In his later years, Strauss spent more time on music for smaller ensembles, both vocal works and non-programmatic instrumental pieces. As most serious composers became ever more Modern, Strauss' music became increasingly out of step with the times. (For example, the lush, Romantic-sounding Der Rosenkavalier was written after the riot-inducing Salome and Elektra.) Yet these late works were still of high quality musically and remain popular with performers and audiences.
World War II brought some financial dificulties; his royalty payments were frozen during the war. Widely recognized as Germany's greatest living composer, Strauss was made an oficial in the Third Reich. Although he did not appear to be an enthusiastic supporter, neither did Strauss seem to particularly object to the Nazis. Facing a de-Nazification tribunal after the war, Strauss went into voluntary exile in Switzerland in 1945; he did not return to Germany until 1949, after his formal acquittal. He died in Garmisch-Partenkirchen, Bavaria, on September 8, 1949.

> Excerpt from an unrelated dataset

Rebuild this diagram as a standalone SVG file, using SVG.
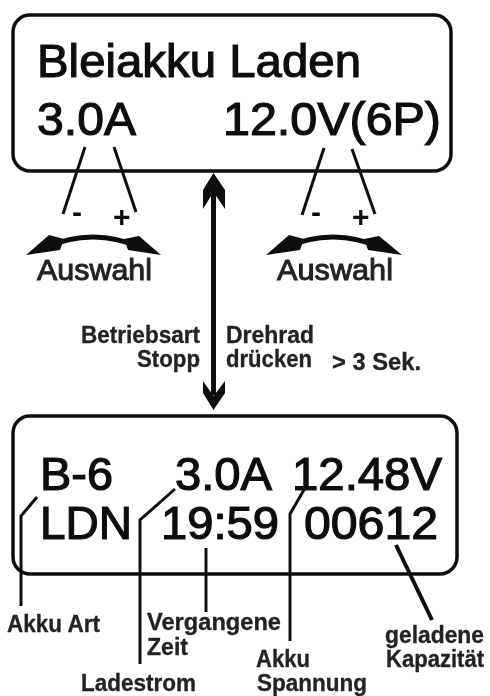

Strauss did not write symphonies for the orchestra; he wrote what he liked to call tone-poems (a term that he invented). These symphonic poems, unlike symphonies, have only a single movement which does not have a standard (expected) form. The tone-poems are often very programmatic - that is, they suggest a story, scene, or idea - and Strauss felt free to chooses the form for each tone poem that best fit its subject.

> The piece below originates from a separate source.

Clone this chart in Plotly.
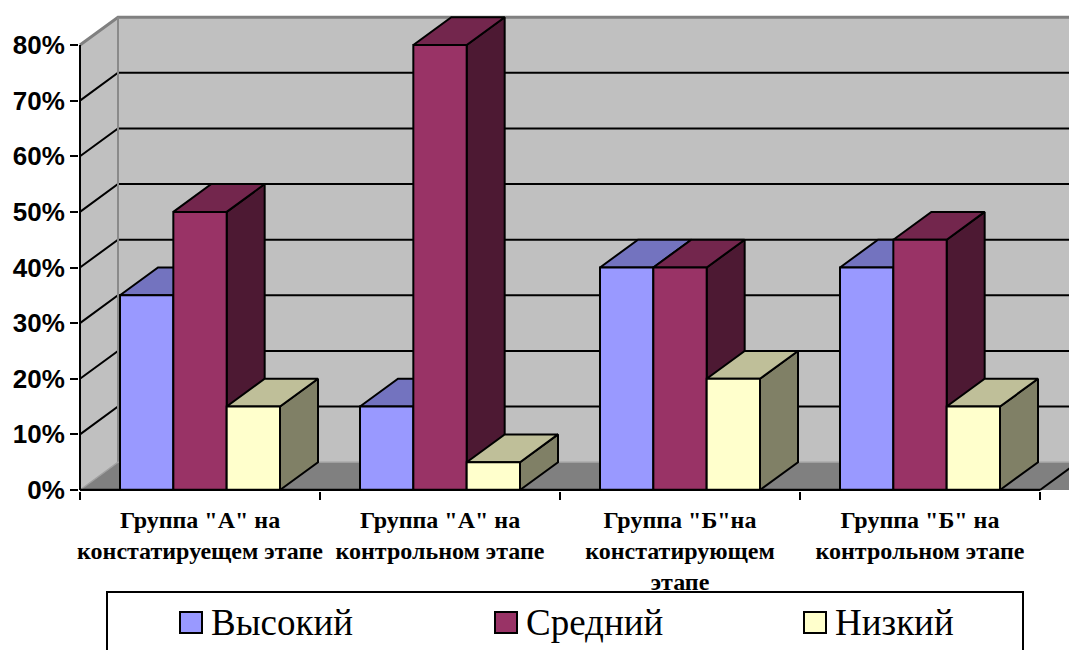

Probably the most familiar of his tone-poems is Also Sprach Zarathustra ("Thus spake Zarathustra"), because of its prominent fanfare-like use in the movie 2001:A Space Odyssey. Other well-known tone-poems include Tod und Verklaerung ("Death and Transfiguration"), Don Quixote, Till Eulenspiegels lustige Streiche ("Till Eulenspiegel's Merry Pranks"), and Ein Heldenleben (the autobiographical "A Hero's Life").
Der Rosenkavalier, full of the sounds of Viennese waltz, is Strauss' most popular opera. Salome and Elektra, with their intense musical portrayals of disturbed personalities, were originally considered scandalous, but also established his reputation as a great opera composer.